Der Berliner Senat hat mit den Flüchtlingen ein Abkommen getroffen: Sie räumen den Oranienplatz in Berlin-Kreuzberg, dafür garantiert er erneute Einzelfallprüfungen. Unterzeichnet wurde das Papier von der Senatorin für Arbeit, Frauen und Integration, Dilek Kolat (SPD). Diese Unterschrift erklärt Innensenator Frank Henkel (CDU) nun für ungültig. Nur seine Signatur verbürge Rechtskräftigkeit. Ist das nun Strategie oder krasser Dilettantismus?
Unterm Strich ist das egal. Was zählt, ist, dass Menschen unmenschlich behandelt werden, weil sie aufzeigen, was für eine menschenverachtende Flüchtlingspolitik parteiübergreifend für normal gehalten wird. Erst im Juni hatte das Kreuzberger Bezirksamt Journalisten bei Flüchtlingsprotesten den Zugang zu einer besetzten Schule verweigert, die Pressefreiheit eingeschränkt und mal eben über einen Stadtteil den Ausnahmezustand verhängt.

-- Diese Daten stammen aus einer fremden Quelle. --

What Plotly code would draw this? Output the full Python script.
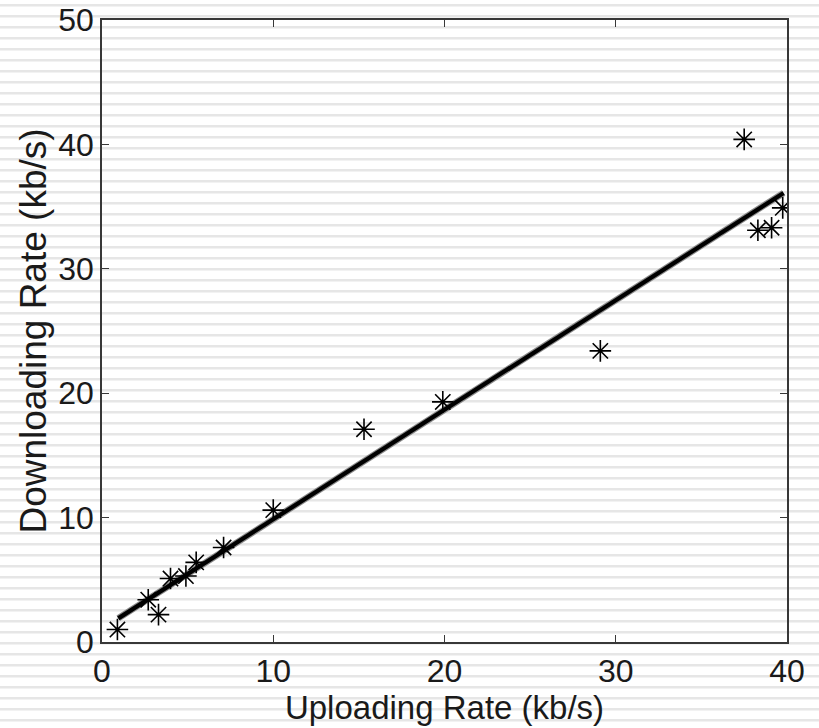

An Leuten, die wenig Sympathie in der Bevölkerung genießen, testen Politik und Polizei aus, inwieweit sie Menschen als reine Verwaltungssache und Sicherheitsproblem behandeln können, ohne dass diese jemand anderes als sich selbst gefährden würden. Noch trifft es „nur“ Flüchtlinge, doch dabei wird es nicht bleiben.